= Jamie Pagendam =

Canadian boxer (born 1965)

James Pagendam (born December 1, 1965, in Toronto, Ontario) is a boxer from Canada, competing in the featherweight (- 57 kg) division.

A resident of St. Catharines, Ontario, he represented his native country at the 1988 Summer Olympics in Seoul, South Korea. He was involved in one of the many controversies that engulfed the Olympic boxing tournament.

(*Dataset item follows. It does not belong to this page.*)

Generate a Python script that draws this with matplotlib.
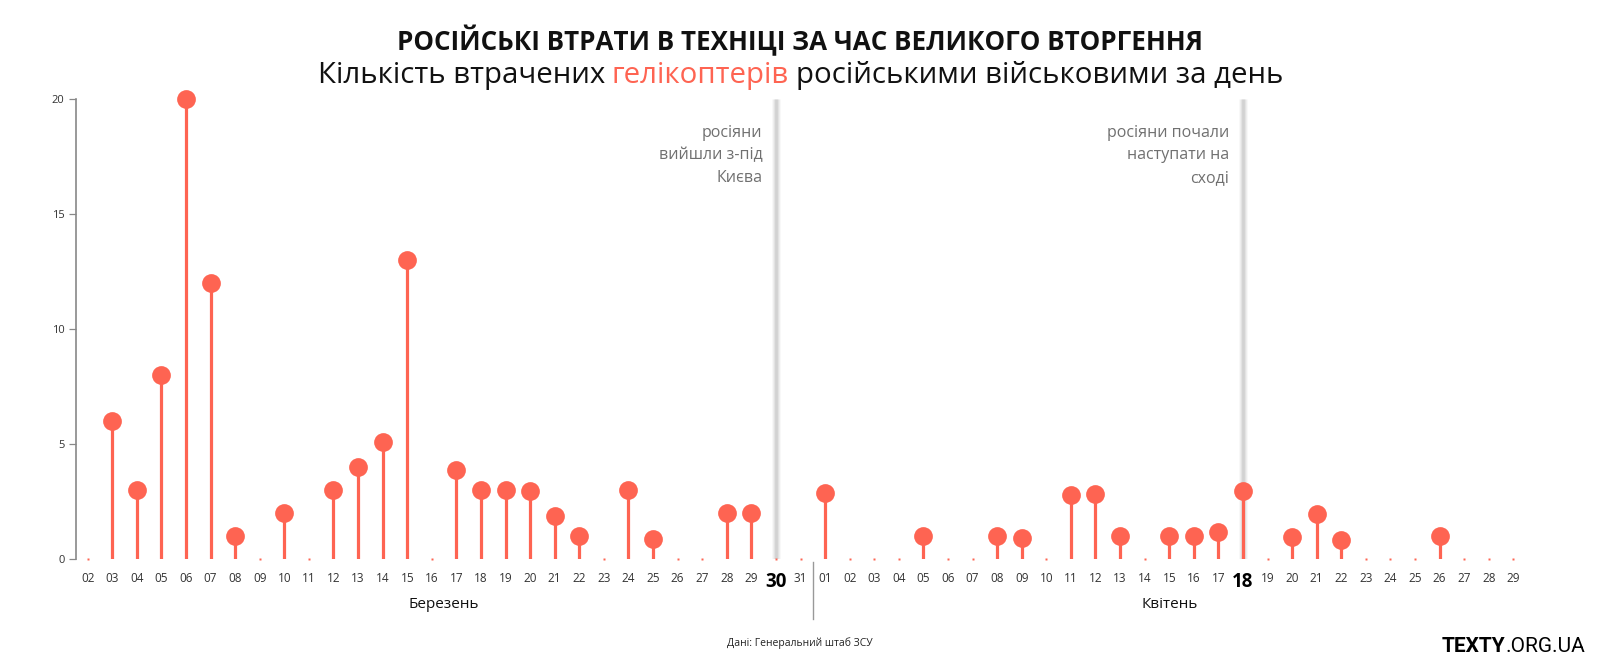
import numpy as np
import matplotlib.pyplot as plt

plt.rcParams["font.family"] = ["Open Sans", "DejaVu Sans"]

# data: helicopters lost per day
march_days = ["02", "03", "04", "05", "06", "07", "08", "09", "10", "11",
              "12", "13", "14", "15", "16", "17", "18", "19", "20", "21",
              "22", "23", "24", "25", "26", "27", "28", "29", "30", "31"]
march_losses = [0, 6, 3, 8, 20, 12, 1, 0, 2, 0,
                3, 4, 5.1, 13, 0, 3.9, 3, 3, 2.95, 1.9,
                1, 0, 3, 0.88, 0, 0, 2, 2, 0, 0]

april_days = ["01", "02", "03", "04", "05", "06", "07", "08", "09", "10",
              "11", "12", "13", "14", "15", "16", "17", "18", "19", "20",
              "21", "22", "23", "24", "25", "26", "27", "28", "29"]
april_losses = [2.9, 0, 0, 0, 1, 0, 0, 1, 0.92, 0,
                2.8, 2.82, 1, 0, 1, 1, 1.2, 2.95, 0, 0.95,
                1.95, 0.86, 0, 0, 0, 1, 0, 0, 0]

month_names = ["Березень", "Квітень"]
event_days = [("Березень", "30"), ("Квітень", "18")]
event_notes = ["росіяни\nвийшли з-під\nКиєва", "росіяни почали\nнаступати на\nсході"]

title = "РОСІЙСЬКІ ВТРАТИ В ТЕХНІЦІ ЗА ЧАС ВЕЛИКОГО ВТОРГЕННЯ"
subtitle_parts = ["Кількість втрачених", "гелікоптерів", "російськими військовими за день"]
source = "Дані: Генеральний штаб ЗСУ"

RED = "#fe6452"
DARK = "#111111"
GREY = "#707070"

W, H = 1600, 668
fig = plt.figure(figsize=(W / 100, H / 100), dpi=100)

# axes placed in pixels
left, right, bottom, top = 75.5, 1530, H - 559.3, H - 99.3
ax = fig.add_axes([left / W, bottom / H, (right - left) / W, (top - bottom) / H])

labels = march_days + april_days
values = np.array(march_losses + april_losses, dtype=float)
x = np.arange(len(labels))
n_march = len(march_days)

step = 24.58
ax.set_xlim(-(87.7 - left) / step, (right - left) / step - (87.7 - left) / step)
ax.set_ylim(0, 20)

# event highlight lines
for (month, day), note in zip(event_days, event_notes):
    idx = labels.index(day, 0 if month == month_names[0] else n_march)
    for lw, a in [(6.5, 0.10), (5, 0.18), (3.5, 0.3), (2, 0.5)]:
        ax.plot([idx, idx], [0, 20], color="#c4c4c4", lw=lw, alpha=a,
                solid_capstyle="butt", zorder=1)
    ax.text(idx - 0.55, 18.9, note, ha="right", va="top", fontsize=11.5,
            color=GREY, linespacing=1.55, zorder=3)

pos = values > 0
ax.vlines(x[pos], 0, values[pos], color=RED, lw=2.3, zorder=2)
ax.plot(x[pos], values[pos], "o", ms=13.5, color=RED, mec="none",
        clip_on=False, zorder=4)
ax.plot(x[~pos], values[~pos], "s", ms=1.6, color=RED, mec="none",
        clip_on=False, zorder=2)

# axes styling
for s in ["top", "right", "bottom"]:
    ax.spines[s].set_visible(False)
ax.spines["left"].set_color("#888888")
ax.spines["left"].set_linewidth(1.2)
ax.set_yticks([0, 5, 10, 15, 20])
ax.tick_params(axis="y", length=5, width=0.9, color="#888888", pad=3,
               labelsize=8, labelcolor="#333333")
ax.set_xticks(x)
ax.set_xticklabels(labels)
ax.tick_params(axis="x", length=0, pad=9, labelsize=8.5, labelcolor="#333333")
for (month, day) in event_days:
    idx = labels.index(day, 0 if month == month_names[0] else n_march)
    lab = ax.get_xticklabels()[idx]
    lab.set_fontsize(13.5)
    lab.set_fontweight("bold")
    lab.set_color("#000000")

# month separator and names
ax.plot([n_march - 0.5, n_march - 0.5], [-0.12, -2.6], color="#999999",
        lw=1, clip_on=False)
ax.text((n_march - 1) / 2, -1.98, month_names[0], ha="center", va="center",
        fontsize=11, color=DARK)
ax.text(n_march + (len(april_days) - 1) / 2, -1.98, month_names[1],
        ha="center", va="center", fontsize=11, color=DARK)

renderer = fig.canvas.get_renderer()


def fit(t, target):
    w = t.get_window_extent(renderer).width
    t.set_fontsize(t.get_fontsize() * target / w)


# title
t = fig.text(0.5, 1 - 41 / H, title, ha="center", va="center",
             fontsize=17, fontweight="bold", color=DARK)
fit(t, 805)

# subtitle with one coloured word
sub_size = 19
pieces = [fig.text(0, 1 - 75 / H, p, ha="left", va="center", fontsize=sub_size,
                   color=c)
          for p, c in zip(subtitle_parts, [DARK, RED, DARK])]
space = (fig.text(0, 0, "н н", fontsize=sub_size).get_window_extent(renderer).width
         - fig.text(0, 0, "нн", fontsize=sub_size).get_window_extent(renderer).width)
fig.texts[-1].remove()
fig.texts[-1].remove()
widths = [p.get_window_extent(renderer).width for p in pieces]
total = sum(widths) + space * (len(pieces) - 1)
scale = 965 / total
for p in pieces:
    p.set_fontsize(sub_size * scale)
widths = [w * scale for w in widths]
space *= scale
xpos = 800 - 965 / 2
for p, w in zip(pieces, widths):
    p.set_x(xpos / W)
    xpos += w + space

# source and logo
fig.text(0.5, 1 - 643 / H, source, ha="center", va="center", fontsize=7.5,
         color="#222222")
logo_b = fig.text(0, 1 - 646 / H, "TEXTY", ha="left", va="center",
                  fontsize=15, fontweight="bold", color="#000000",
                  family=["Roboto", "DejaVu Sans"])
logo_r = fig.text(0, 1 - 646 / H, ".ORG.UA", ha="left", va="center",
                  fontsize=15, color="#000000", family=["Roboto", "DejaVu Sans"])
wb = logo_b.get_window_extent(renderer).width
wr = logo_r.get_window_extent(renderer).width
logo_r.set_x((1585 - wr) / W)
logo_b.set_x((1585 - wr - wb) / W)

fig.savefig("out.png", dpi=100, facecolor="white")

In Pagendam's opening bout versus Tserendorj Amarjargal of Mongolia, Ivorian referee Joseph Lougbo gave Tserendorj a standing-8 count in the second round. Pagendam was subsequently knocked down once in the second round, then climbed off the floor and soon knocked down Tserendorj. After that, the referee gave another standing-8 count against the Mongolian, which should have terminated the bout, according to international rules. In the third round, however, Pagendam was rocked by a punch to the head, and Lougbo stopped the bout, awarding the Mongolian the win. Afterwards, Canada protested, contending that Pagendam had actually won the bout in the second round. The protest was upheld, and AIBA announced that the referee was suspended from the rest of the Games' boxing tournament. Later however, the Canadians were informed that although Pagendam was the winner of the bout, he could not continue in the tournament for medical reasons. According to AIBA rules, fighters whose bouts are stopped because of head blows may not fight again for 60 days.

He also represented Canada at the 1994 Commonwealth Games, losing his opening bout to Peter Richardson of England. Jamie is the brother of Steve Pagendam. Steve, a featherweight, competed for Canada in the boxing tournament at the 1984 Los Angeles Olympics.